Table of Contents
- Origins of the Hydraulic Hypothesis
- Mechanisms of the Hydraulic Hypothesis
- Case Studies
- Criticisms and Counterarguments
- Contemporary Relevance
- Conclusion
The hydraulic hypothesis, a concept rooted in the works of Karl Wittfogel, posits that the development of complex societies is intricately linked to the management and control of water resources. This hypothesis explores the relationship between water control and social organization, suggesting that the need for large-scale irrigation systems in arid environments gave rise to centralized, bureaucratic states. By examining the hydraulic hypothesis, we can gain insights into the interplay between environmental factors and social structures, offering a compelling framework for understanding the evolution of early civilizations.
Origins of the Hydraulic Hypothesis
Karl Wittfogel and His Contributions
Karl Wittfogel, a German-American historian and sociologist, is best known for his seminal work, “Oriental Despotism,” published in 1957. In this work, Wittfogel argued that the control of water resources played a crucial role in the emergence of autocratic states, particularly in ancient societies located in arid and semi-arid regions. According to Wittfogel, the construction and maintenance of large-scale irrigation systems necessitated a high degree of social organization, leading to the centralization of power in the hands of a ruling elite.
Historical Context
The hydraulic hypothesis is primarily concerned with the development of early civilizations in regions such as Mesopotamia, Egypt, China, and the Indus Valley. These areas are characterized by their reliance on river systems for agriculture, which required sophisticated irrigation techniques to ensure a stable water supply. The hypothesis suggests that the need to manage these water resources led to the formation of complex administrative structures, paving the way for the rise of hierarchical societies and state-level political organizations.
Mechanisms of the Hydraulic Hypothesis
Water Management and Social Organization
At the core of the hydraulic hypothesis is the idea that large-scale irrigation projects necessitate coordinated efforts and centralized control. In arid regions, where water is a scarce and valuable resource, the construction of irrigation canals, dams, and reservoirs requires significant labor and technical expertise. This, in turn, leads to the establishment of a centralized authority responsible for overseeing the allocation and distribution of water. Such centralized control often translates into the consolidation of political power, with a ruling elite emerging to manage and maintain these hydraulic systems.

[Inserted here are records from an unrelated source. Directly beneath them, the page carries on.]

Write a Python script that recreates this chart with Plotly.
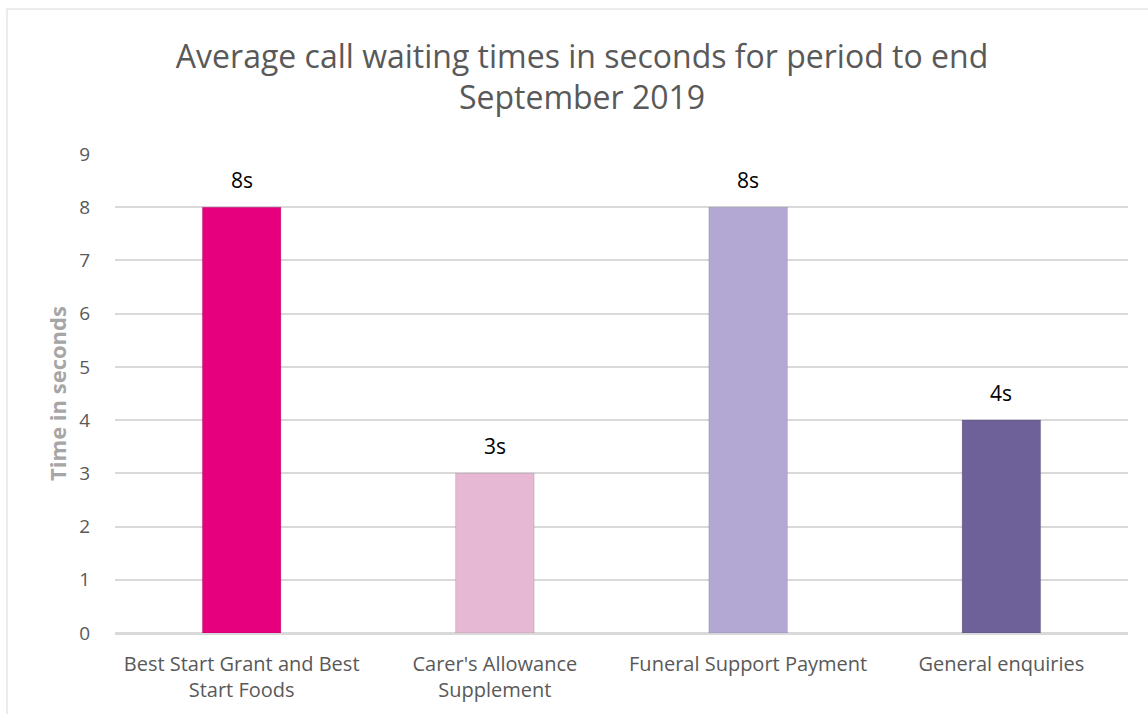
import plotly.graph_objects as go

categories = ["Best Start Grant and Best<br>Start Foods", "Carer's Allowance<br>Supplement",
              "Funeral Support Payment", "General enquiries"]
values = [8, 3, 8, 4]
value_labels = ["8s", "3s", "8s", "4s"]
colors = ["#E6007E", "#E6B8D3", "#B3A8D4", "#6E6199"]
y_ticks = [0, 1, 2, 3, 4, 5, 6, 7, 8, 9]

FONT = "Open Sans"

fig = go.Figure()
fig.add_trace(go.Bar(
    x=categories, y=values,
    marker=dict(color=colors, line=dict(color="rgba(0,0,0,0.12)", width=1)),
    width=0.31, hoverinfo="skip",
))

for c, v, t in zip(categories, values, value_labels):
    fig.add_annotation(x=c, y=v, text=t, showarrow=False, yanchor="bottom",
                       yshift=11, font=dict(family=FONT, size=21, color="#000000"))

fig.update_layout(
    width=1148, height=714,
    paper_bgcolor="white", plot_bgcolor="white",
    margin=dict(l=115, r=20, t=154, b=81),
    showlegend=False,
    title=dict(text="Average call waiting times in seconds for period to end<br>September 2019",
               x=0.507, xanchor="center", y=0.905, yanchor="middle",
               font=dict(family=FONT, size=32, color="#595959")),
    font=dict(family=FONT, color="#595959"),
)
fig.update_xaxes(
    showgrid=False, showline=True, linecolor="#d9d9d9", linewidth=1.5,
    ticks="outside", ticklen=12, tickcolor="rgba(0,0,0,0)",
    tickfont=dict(family=FONT, size=20, color="#595959"),
)
fig.update_yaxes(
    range=[0, 9], tickvals=y_ticks, showgrid=True, gridcolor="#d9d9d9", gridwidth=1.5,
    zeroline=True, zerolinecolor="#d9d9d9", zerolinewidth=1.5, showline=False,
    ticks="outside", ticklen=20, tickcolor="rgba(0,0,0,0)",
    tickfont=dict(family=FONT, size=19, color="#595959"),
    title=dict(text="<b>Time in seconds</b>", standoff=6,
               font=dict(family=FONT, size=22, color="#A6A6A6")),
)

# outer chart-area border
fig.add_shape(type="line", xref="paper", yref="paper", x0=(7 - 115) / 1013, x1=1.03,
              y0=(633 - 9) / 479, y1=(633 - 9) / 479, line=dict(color="#d9d9d9", width=1))
fig.add_shape(type="line", xref="paper", yref="paper", x0=(7 - 115) / 1013, x1=(7 - 115) / 1013,
              y0=(633 - 9) / 479, y1=-0.3, line=dict(color="#d9d9d9", width=1))

fig.write_html("out.html", config={"displayModeBar": False},
               post_script="document.body.style.margin='0';")
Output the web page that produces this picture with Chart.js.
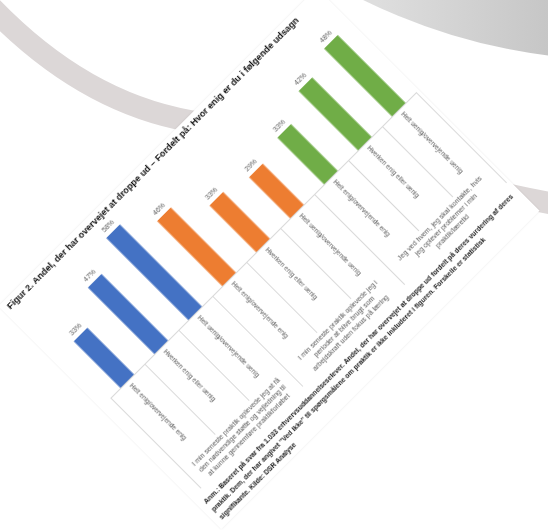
<!DOCTYPE html>
<html lang="da">
<head>
<meta charset="utf-8">
<script src="https://cdn.jsdelivr.net/npm/chart.js@4.4.1/dist/chart.umd.min.js"></script>
<style>
    html, body { margin: 0; padding: 0; }
    body {
        width: 548px; height: 531px; overflow: hidden; position: relative;
        background: #fff; font-family: "Liberation Sans", Arial, sans-serif;
    }
    /* slide decoration behind the photographed page */
    #swoosh { position: absolute; left: 0; top: 0; }
    #blob-right {
        position: absolute; left: 40px; top: -1100px; width: 1160px; height: 1160px;
        border-radius: 50%;
        background: linear-gradient(90deg, #dedede 29%, #c6c6c6 44%);
    }
    #card {
        position: absolute; left: 43.5px; top: 101.4px; width: 450px; height: 315px;
        background: #fff; transform: rotate(-45deg);
        box-shadow: 0 0 2px rgba(0,0,0,0.10);
        filter: blur(0.45px);
    }
    #title {
        position: absolute; left: 6px; top: 2px; line-height: 12px;
        font-weight: bold; font-size: 8px; color: #111; white-space: nowrap;
    }
    #chart-box { position: absolute; left: 0; top: 14px; width: 450px; height: 262px; }
    #note {
        position: absolute; left: 7px; top: 279px; line-height: 11px;
        font-weight: bold; font-size: 6.5px; color: #222; white-space: nowrap;
    }
</style>
</head>
<body>
<div id="blob-right"></div>
<svg id="swoosh" width="548" height="531">
    <path d="M -20,-5 C 30,50 100,105 190,121 S 450,185 560,205" fill="none" stroke="#dcd7d7" stroke-width="22"/>
</svg>

<div id="card">
    <div id="title">Figur 2. Andel, der har overvejet at droppe ud – Fordelt på: Hvor enig er du i følgende udsagn</div>
    <div id="chart-box"><canvas id="dropChart" width="450" height="262"></canvas></div>
    <div id="note">
        <div>Anm.: Baseret på svar fra 1.033 erhvervsuddannelseselever. Andel, der har overvejet at droppe ud fordelt på deres vurdering af deres</div>
        <div>praktik. Dem, der har angivet "Ved ikke" til spørgsmålene om praktik er ikke inkluderet i figuren. Forskelle er statistisk</div>
        <div>signifikante. Kilde: DSR Analyse</div>
    </div>
</div>

<script>
// Data
const answers = ['Helt enig/overvejende enig', 'Hverken enig eller uenig', 'Helt uenig/overvejende uenig'];
const statements = [
    ['I min seneste praktik oplevede jeg at få', 'den nødvendige støtte og vejledning til', 'at kunne gennemføre praktikforløbet'],
    ['I min seneste praktik oplevede jeg i', 'perioder at blive brugt som', 'arbejdskraft uden fokus på læring'],
    ['Jeg ved hvem, jeg skal kontakte, hvis', 'jeg oplever problemer i min', 'praktik/læretid']
];
const dropoutShare = [33, 47, 58, 46, 33, 29, 33, 42, 48];
const statementColors = ['#4472C4', '#ED7D31', '#70AD47'];

// One bar per statement/answer pair
const barLabels = [];
const barColors = [];
statements.forEach((s, g) => {
    answers.forEach(a => {
        barLabels.push(a);
        barColors.push(statementColors[g]);
    });
});

// Fit a text line to a given width
function fitWidth(el, target, weight) {
    const ctx = document.createElement('canvas').getContext('2d');
    ctx.font = weight + ' 10px "Liberation Sans"';
    const w = ctx.measureText(el.textContent.trim()).width;
    return 10 * target / w;
}
const titleEl = document.getElementById('title');
titleEl.style.fontSize = fitWidth(titleEl, 409, 'bold') + 'px';
const noteEl = document.getElementById('note');
noteEl.style.fontSize = fitWidth(noteEl.children[0], 435, 'bold') + 'px';

// Multi-level category axis + value labels
const axisLabels = {
    id: 'axisLabels',
    afterDraw(chart) {
        const { ctx, chartArea } = chart;
        const step = (chartArea.right - chartArea.left) / barLabels.length;
        const base = chartArea.bottom;
        ctx.save();

        // axis line and separators
        ctx.strokeStyle = '#d9d9d9';
        ctx.lineWidth = 1;
        ctx.beginPath();
        ctx.moveTo(chartArea.left, Math.round(base) + 0.5);
        ctx.lineTo(chartArea.right, Math.round(base) + 0.5);
        for (let i = 0; i <= barLabels.length; i++) {
            const px = Math.round(chartArea.left + i * step) + 0.5;
            const len = i % answers.length === 0 ? 128 : 100;
            ctx.moveTo(px, base);
            ctx.lineTo(px, base + len);
        }
        ctx.stroke();

        // answer labels, running downwards
        ctx.fillStyle = '#595959';
        ctx.font = '6.5px "Liberation Sans"';
        ctx.textAlign = 'left';
        ctx.textBaseline = 'middle';
        barLabels.forEach((lab, i) => {
            const px = chart.scales.x.getPixelForValue(i);
            ctx.save();
            ctx.translate(px, base + 5);
            ctx.rotate(Math.PI / 2);
            ctx.fillText(lab, 0, 0);
            ctx.restore();
        });

        // statement labels
        ctx.font = '7px "Liberation Sans"';
        ctx.textAlign = 'center';
        statements.forEach((lines, g) => {
            const cx = chartArea.left + (g * answers.length + answers.length / 2) * step;
            lines.forEach((line, k) => ctx.fillText(line, cx, base + 106 + k * 9));
        });

        // percentages above bars
        ctx.font = '7px "Liberation Sans"';
        ctx.textBaseline = 'bottom';
        chart.getDatasetMeta(0).data.forEach((bar, i) => {
            ctx.fillText(dropoutShare[i] + '%', bar.x, bar.y - 3);
        });
        ctx.restore();
    }
};

const ctx = document.getElementById('dropChart').getContext('2d');
new Chart(ctx, {
    type: 'bar',
    data: {
        labels: barLabels,
        datasets: [{
            label: 'Andel, der har overvejet at droppe ud',
            data: dropoutShare,
            backgroundColor: barColors,
            barPercentage: 0.4,
            categoryPercentage: 1
        }]
    },
    options: {
        responsive: false,
        animation: false,
        devicePixelRatio: 1,
        layout: { padding: { top: 10, bottom: 132, left: 14, right: 4 } },
        plugins: {
            legend: { display: false },
            title: { display: false },
            tooltip: { enabled: false }
        },
        scales: {
            x: { display: false },
            y: { display: false, min: 0, max: 60 }
        }
    },
    plugins: [axisLabels]
});
</script>
</body>
</html>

Bureaucracy and Centralization
The complexity of managing extensive irrigation networks fosters the development of bureaucratic institutions. These institutions are tasked with the planning, construction, and maintenance of hydraulic infrastructure, as well as the regulation of water usage among the population. The necessity of maintaining detailed records and coordinating large-scale projects contributes to the growth of a bureaucratic class, which becomes integral to the functioning of the state. Over time, this bureaucratic apparatus not only administers water resources but also extends its influence over other aspects of society, reinforcing the centralization of power.
Social Stratification
The hydraulic hypothesis also addresses the implications of water management for social stratification. In societies dependent on irrigation agriculture, access to water becomes a critical determinant of economic and social status. Those who control the distribution of water wield considerable power, leading to the emergence of a privileged elite. This elite class not only oversees the hydraulic infrastructure but also exerts control over agricultural production and surplus distribution. Consequently, a hierarchical social structure emerges, with a clear distinction between the ruling elite, the bureaucratic class, and the laboring masses.
Case Studies
Mesopotamia
Mesopotamia, often referred to as the “Cradle of Civilization,” provides a quintessential example of the hydraulic hypothesis in action. Located between the Tigris and Euphrates rivers, Mesopotamian societies relied heavily on irrigation agriculture. The construction of extensive canal systems required coordinated labor and centralized management, leading to the emergence of city-states with complex administrative structures. The rulers of these city-states, such as the famous kings of Babylon and Assyria, wielded considerable power, overseeing not only water distribution but also legal and economic affairs.
Ancient Egypt
In ancient Egypt, the Nile River played a central role in the development of the civilization. The annual flooding of the Nile provided fertile soil for agriculture, but the construction of irrigation systems was necessary to maximize agricultural productivity. The pharaohs, who were considered divine rulers, exercised centralized control over these hydraulic projects. The construction of monumental structures such as the pyramids and temples also reflects the centralized authority and the mobilization of large labor forces, further underscoring the link between water management and state formation.
China
The hydraulic hypothesis is also applicable to ancient China, particularly during the period of the early dynasties. The Yellow River, known for its unpredictable flooding, necessitated sophisticated irrigation and flood control measures. The construction of levees, canals, and reservoirs required coordinated efforts and centralized planning. The emergence of the Shang and Zhou dynasties saw the development of a bureaucratic state apparatus responsible for managing these hydraulic projects. The Mandate of Heaven, a political and religious doctrine, further legitimized the centralized authority of the ruling elite.